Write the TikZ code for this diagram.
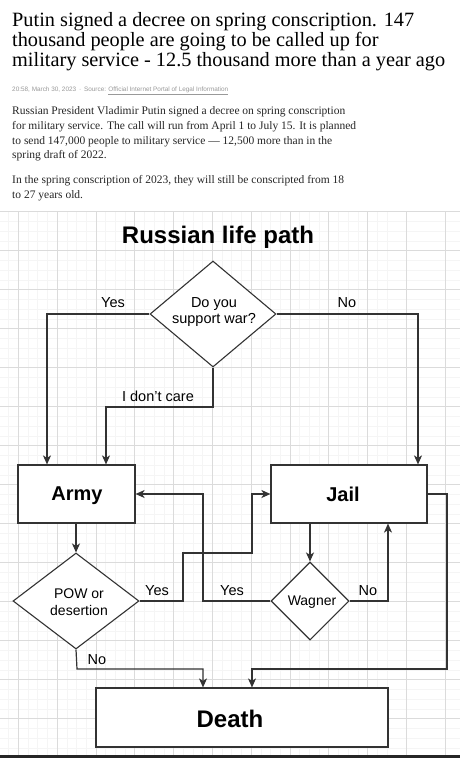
\documentclass[tikz,border=0pt]{standalone}
\usepackage{fontspec}
\setmainfont{Liberation Serif}
\setsansfont{Liberation Sans}
\usetikzlibrary{shapes.geometric,arrows.meta}
\tikzset{
  box/.style={draw=black!80,line width=1.2pt,fill=white,rectangle,inner sep=0pt},
  dia/.style={draw=black!80,line width=1.1pt,fill=white,diamond,inner sep=0pt},
  conn/.style={draw=black!80,line width=1.2pt},
  arr/.style={conn,-{Stealth[length=9pt,width=8pt,inset=2.5pt]}},
  lbl/.style={font=\sffamily\fontsize{14.5}{14.5}\selectfont,inner sep=0pt},
  hdr/.style={anchor=base west,inner sep=0pt,font=\fontsize{20.3}{21}\selectfont},
  bodytxt/.style={anchor=base west,inner sep=0pt,font=\fontsize{11.5}{12}\selectfont,text=black!85}
}
\begin{document}
\begin{tikzpicture}[x=1pt,y=-1pt]
\useasboundingbox (0,0) rectangle (460,758);
\fill[white] (0,0) rectangle (460,758);
% header
\node[hdr] (h1) at (12,26) {Putin signed a decree on spring conscription. 147};
\node[hdr] (h2) at (12,46) {thousand people are going to be called up for};
\node[hdr] (h3) at (12,66) {military service - 12.5 thousand more than a year ago};
\node[anchor=base west,inner sep=0pt,font=\sffamily\fontsize{6.4}{7}\selectfont,text=black!40] (date) at (12,91) {20:58, March 30, 2023 \,·\, Source: \underline{Official Internet Portal of Legal Information}};
\node[bodytxt] (b1) at (12,114) {Russian President Vladimir Putin signed a decree on spring conscription};
\node[bodytxt] (b2) at (12,129) {for military service. The call will run from April 1 to July 15. It is planned};
\node[bodytxt] (b3) at (12,144) {to send 147,000 people to military service — 12,500 more than in the};
\node[bodytxt] (b4) at (12,158) {spring draft of 2022.};
\node[bodytxt] (b5) at (12,183) {In the spring conscription of 2023, they will still be conscripted from 18};
\node[bodytxt] (b6) at (12,198) {to 27 years old.};
% grid
\begin{scope}
\clip (0,211) rectangle (460,755);
\foreach \i in {0,...,48} {
  \draw[black!4,line width=0.5pt] (18.3+9.7*\i-97,205) -- (18.3+9.7*\i-97,760);
}
\foreach \i in {0,...,60} {
  \draw[black!4,line width=0.5pt] (-5,211.5+9.75*\i) -- (465,211.5+9.75*\i);
}
\foreach \i in {0,...,12} {
  \draw[black!14,line width=0.8pt] (18.3+38.8*\i,205) -- (18.3+38.8*\i,760);
}
\foreach \i in {0,...,14} {
  \draw[black!14,line width=0.8pt] (-5,211.5+39*\i) -- (465,211.5+39*\i);
}
\end{scope}
\fill[black!85] (0,755) rectangle (460,758);
% title
\node[font=\sffamily\bfseries\fontsize{24}{24}\selectfont,anchor=base] (title) at (218,243) {Russian life path};
% nodes
\node[dia,minimum width=126pt,minimum height=106pt] (q) at (213,314) {};
\node[font=\sffamily\fontsize{14.5}{16}\selectfont,align=center] (qt) at (214,312) {Do you\\support war?};
\node[box,minimum width=117pt,minimum height=58pt] (army) at (76.5,494) {};
\node[font=\sffamily\bfseries\fontsize{20}{20}\selectfont] (armyt) at (77,496) {Army};
\node[box,minimum width=156pt,minimum height=58pt] (jail) at (349,494) {};
\node[font=\sffamily\bfseries\fontsize{20}{20}\selectfont] (jailt) at (343,494) {Jail};
\node[dia,minimum width=126pt,minimum height=96pt] (pow) at (76,601) {};
\node[font=\sffamily\fontsize{14}{16.5}\selectfont,align=center] (powt) at (79,602) {POW or\\desertion};
\node[dia,minimum width=78pt,minimum height=78pt] (wag) at (310,601) {};
\node[font=\sffamily\fontsize{14}{14}\selectfont] (wagt) at (312,602) {Wagner};
\node[box,minimum width=292pt,minimum height=59pt] (death) at (242,717.5) {};
\node[font=\sffamily\bfseries\fontsize{24}{24}\selectfont] (deatht) at (230,719) {Death};
% coordinates
\coordinate (c1) at (47,314);
\coordinate (c2) at (418,314);
\coordinate (c3) at (106,407);
\coordinate (c4) at (213,407);
\coordinate (p1) at (183,601);
\coordinate (p2) at (183,553);
\coordinate (p3) at (252,553);
\coordinate (p4) at (252,494);
\coordinate (w1) at (203,601);
\coordinate (w2) at (203,494);
\coordinate (w3) at (388,601);
\coordinate (j1) at (447,494);
\coordinate (j2) at (447,669);
\coordinate (j3) at (252,669);
\coordinate (n1) at (77,669);
\coordinate (n2) at (203,669);
% connectors
\draw[arr] (q.west) -- (c1) -- (army.north -| c1);
\draw[arr] (q.east) -- (c2) -- (jail.north -| c2);
\draw[arr] (q.south) -- (c4) -- (c3) -- (army.north -| c3);
\draw[arr] (army.south -| pow.north) -- (pow.north);
\draw[arr] (pow.east) -- (p1) -- (p2) -- (p3) -- (p4) -- (jail.west |- p4);
\draw[arr] (jail.south -| wag.north) -- (wag.north);
\draw[arr] (wag.west) -- (w1) -- (w2) -- (army.east |- w2);
\draw[arr] (wag.east) -- (w3) -- (jail.south -| w3);
\draw[arr] (jail.east |- j1) -- (j1) -- (j2) -- (j3) -- (death.north -| j3);
\draw[arr] (pow.south) -- (n1) -- (n2) -- (death.north -| n2);
% labels
\node[lbl] (l1) at (113,303) {Yes};
\node[lbl] (l2) at (347,303) {No};
\node[lbl] (l3) at (158,396) {I don\symbol{"0027}t care};
\node[lbl] (l4) at (157,591) {Yes};
\node[lbl] (l5) at (232,591) {Yes};
\node[lbl] (l6) at (368,591) {No};
\node[lbl] (l7) at (97,660) {No};
\end{tikzpicture}
\end{document}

----

## [Task]
Copy the data character for character, but drop all pictures from the copy.

## [Final answer]
Write the TikZ code for this diagram.
\documentclass[tikz,border=0pt]{standalone}
\usepackage{fontspec}
\setmainfont{Liberation Serif}
\setsansfont{Liberation Sans}
\usetikzlibrary{shapes.geometric,arrows.meta}
\tikzset{
  box/.style={draw=black!80,line width=1.2pt,fill=white,rectangle,inner sep=0pt},
  dia/.style={draw=black!80,line width=1.1pt,fill=white,diamond,inner sep=0pt},
  conn/.style={draw=black!80,line width=1.2pt},
  arr/.style={conn,-{Stealth[length=9pt,width=8pt,inset=2.5pt]}},
  lbl/.style={font=\sffamily\fontsize{14.5}{14.5}\selectfont,inner sep=0pt},
  hdr/.style={anchor=base west,inner sep=0pt,font=\fontsize{20.3}{21}\selectfont},
  bodytxt/.style={anchor=base west,inner sep=0pt,font=\fontsize{11.5}{12}\selectfont,text=black!85}
}
\begin{document}
\begin{tikzpicture}[x=1pt,y=-1pt]
\useasboundingbox (0,0) rectangle (460,758);
\fill[white] (0,0) rectangle (460,758);
% header
\node[hdr] (h1) at (12,26) {Putin signed a decree on spring conscription. 147};
\node[hdr] (h2) at (12,46) {thousand people are going to be called up for};
\node[hdr] (h3) at (12,66) {military service - 12.5 thousand more than a year ago};
\node[anchor=base west,inner sep=0pt,font=\sffamily\fontsize{6.4}{7}\selectfont,text=black!40] (date) at (12,91) {20:58, March 30, 2023 \,·\, Source: \underline{Official Internet Portal of Legal Information}};
\node[bodytxt] (b1) at (12,114) {Russian President Vladimir Putin signed a decree on spring conscription};
\node[bodytxt] (b2) at (12,129) {for military service. The call will run from April 1 to July 15. It is planned};
\node[bodytxt] (b3) at (12,144) {to send 147,000 people to military service — 12,500 more than in the};
\node[bodytxt] (b4) at (12,158) {spring draft of 2022.};
\node[bodytxt] (b5) at (12,183) {In the spring conscription of 2023, they will still be conscripted from 18};
\node[bodytxt] (b6) at (12,198) {to 27 years old.};
% grid
\begin{scope}
\clip (0,211) rectangle (460,755);
\foreach \i in {0,...,48} {
  \draw[black!4,line width=0.5pt] (18.3+9.7*\i-97,205) -- (18.3+9.7*\i-97,760);
}
\foreach \i in {0,...,60} {
  \draw[black!4,line width=0.5pt] (-5,211.5+9.75*\i) -- (465,211.5+9.75*\i);
}
\foreach \i in {0,...,12} {
  \draw[black!14,line width=0.8pt] (18.3+38.8*\i,205) -- (18.3+38.8*\i,760);
}
\foreach \i in {0,...,14} {
  \draw[black!14,line width=0.8pt] (-5,211.5+39*\i) -- (465,211.5+39*\i);
}
\end{scope}
\fill[black!85] (0,755) rectangle (460,758);
% title
\node[font=\sffamily\bfseries\fontsize{24}{24}\selectfont,anchor=base] (title) at (218,243) {Russian life path};
% nodes
\node[dia,minimum width=126pt,minimum height=106pt] (q) at (213,314) {};
\node[font=\sffamily\fontsize{14.5}{16}\selectfont,align=center] (qt) at (214,312) {Do you\\support war?};
\node[box,minimum width=117pt,minimum height=58pt] (army) at (76.5,494) {};
\node[font=\sffamily\bfseries\fontsize{20}{20}\selectfont] (armyt) at (77,496) {Army};
\node[box,minimum width=156pt,minimum height=58pt] (jail) at (349,494) {};
\node[font=\sffamily\bfseries\fontsize{20}{20}\selectfont] (jailt) at (343,494) {Jail};
\node[dia,minimum width=126pt,minimum height=96pt] (pow) at (76,601) {};
\node[font=\sffamily\fontsize{14}{16.5}\selectfont,align=center] (powt) at (79,602) {POW or\\desertion};
\node[dia,minimum width=78pt,minimum height=78pt] (wag) at (310,601) {};
\node[font=\sffamily\fontsize{14}{14}\selectfont] (wagt) at (312,602) {Wagner};
\node[box,minimum width=292pt,minimum height=59pt] (death) at (242,717.5) {};
\node[font=\sffamily\bfseries\fontsize{24}{24}\selectfont] (deatht) at (230,719) {Death};
% coordinates
\coordinate (c1) at (47,314);
\coordinate (c2) at (418,314);
\coordinate (c3) at (106,407);
\coordinate (c4) at (213,407);
\coordinate (p1) at (183,601);
\coordinate (p2) at (183,553);
\coordinate (p3) at (252,553);
\coordinate (p4) at (252,494);
\coordinate (w1) at (203,601);
\coordinate (w2) at (203,494);
\coordinate (w3) at (388,601);
\coordinate (j1) at (447,494);
\coordinate (j2) at (447,669);
\coordinate (j3) at (252,669);
\coordinate (n1) at (77,669);
\coordinate (n2) at (203,669);
% connectors
\draw[arr] (q.west) -- (c1) -- (army.north -| c1);
\draw[arr] (q.east) -- (c2) -- (jail.north -| c2);
\draw[arr] (q.south) -- (c4) -- (c3) -- (army.north -| c3);
\draw[arr] (army.south -| pow.north) -- (pow.north);
\draw[arr] (pow.east) -- (p1) -- (p2) -- (p3) -- (p4) -- (jail.west |- p4);
\draw[arr] (jail.south -| wag.north) -- (wag.north);
\draw[arr] (wag.west) -- (w1) -- (w2) -- (army.east |- w2);
\draw[arr] (wag.east) -- (w3) -- (jail.south -| w3);
\draw[arr] (jail.east |- j1) -- (j1) -- (j2) -- (j3) -- (death.north -| j3);
\draw[arr] (pow.south) -- (n1) -- (n2) -- (death.north -| n2);
% labels
\node[lbl] (l1) at (113,303) {Yes};
\node[lbl] (l2) at (347,303) {No};
\node[lbl] (l3) at (158,396) {I don\symbol{"0027}t care};
\node[lbl] (l4) at (157,591) {Yes};
\node[lbl] (l5) at (232,591) {Yes};
\node[lbl] (l6) at (368,591) {No};
\node[lbl] (l7) at (97,660) {No};
\end{tikzpicture}
\end{document}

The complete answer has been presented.